INTM267774 - The attribution of capital to foreign banking permanent establishments in the UK: The approach in determining an adjustment to funding costs - STEP 4: Determining the loan capital: Tier 2 subordinated debt

When considering a mix of capital, it is possible that a hypothesised permanent establishment (‘PE’) would have a mix of equity and loan capital that would include a proportion of Tier 2 subordinated debt.

HMRC does not accept that the PE will have the most tax efficient mix of capital that is theoretically possible i.e. the maximum amount of subordinated debt possible under the Prudential Regulation Authority (‘PRA’) capital adequacy directive rules. This is because it is highly unlikely that a separate standalone entity would have such high levels of costly subordinated debt. Research into the published accounts for banks trading in the UK and internationally has shown that they do not carry high levels of subordinated debt. A number of UK and major international banks have Tier 2 capital that is less than maximum they could hold and that Tier 2 capital often contains significant levels of general provisions and reserves, rather than substantial amounts of subordinated debt.

As with innovative or hybrid Tier 1 debt (see INTM267773), it may be difficult to find companies that are true comparables. A practical starting point will therefore be the capital structure of the bank as a whole. Consider, for example a bank with the following capital structure:

  • Tier 1 capital ratio of, say, 7% with 1% being innovative or hybrid Tier 1.
  • Tier 2 capital of, say, 4%, of which 2% is subordinated debt.
  • The balance is provisions and reserves.
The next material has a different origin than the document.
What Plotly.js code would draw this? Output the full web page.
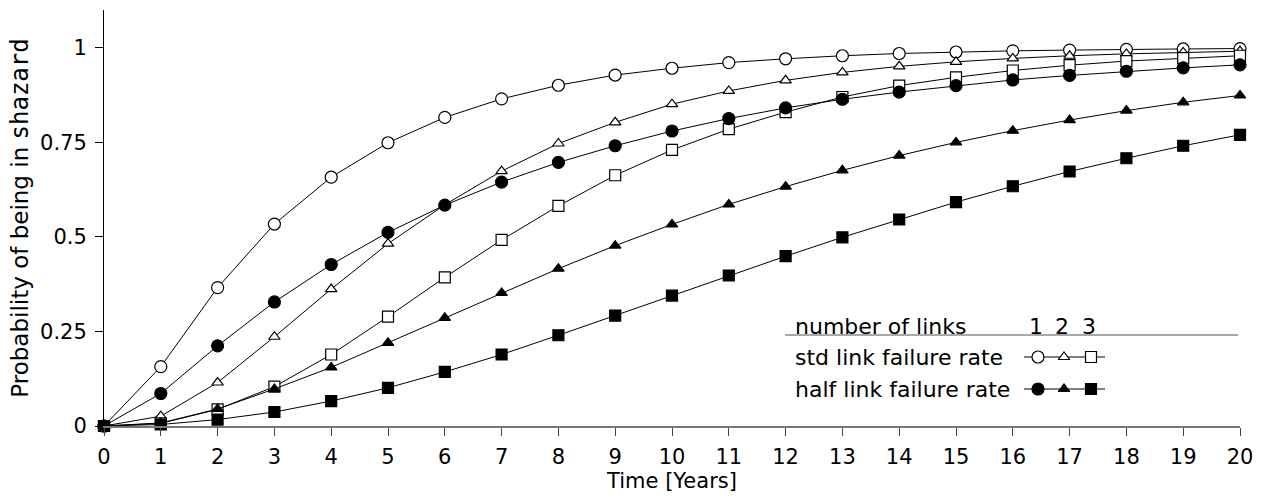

In such circumstances, it may be appropriate to hypothesise that the PE would have a similar capital structure. These ratios could then be applied to the PE’s risk-weighted assets (‘WRA’), taking into account the actual reserves and provisions of that PE. Assuming for simplicity that the PE does have the same level of reserves and provisions as the company as a whole, this would effectively mean that the PE would have equity capital of 6% in Tier 1 with a further 2% of capital, in the form of reserves and provisions, in Tier 2. It would also have loan capital of 3% (1% in Tier 1 and 2 in Tier 2). If the PE has different figures of reserves and provisions then the mix of capital included in Tier 2 may be different to that held by the company as a whole.

There may be instances where such an approach would not produce an attribution of capital to the PE that would fall within an arm’s length range. For example, the company as a whole may have been building up a ‘war chest’ to make further acquisitions, so it may not be reasonable to simply use the capital structure of the company as a whole as a blueprint for the capital structure of the PE. Additionally, the activities of the PE may be sufficiently different from the activities of the company as a whole that the PE would have had a somewhat different capital structure at arm’s length as an independent entity. However, even in these two situations it is envisaged that the capital structure of the company could still be used as a starting point and adjustments could then be made where these could be justified.

Generally, where the capital structure and ratios of the company as a whole are applied to the WRA of the PE, adjustments would not be required unless the resulting ratios clearly gave rise to a figure of capital that fell outside an arm’s length range. That is, where the results would be inconsistent with the range generally seen for companies carrying on a banking business in the UK, or would be below or out of line with the requirements of the PRA Capital Adequacy Directive.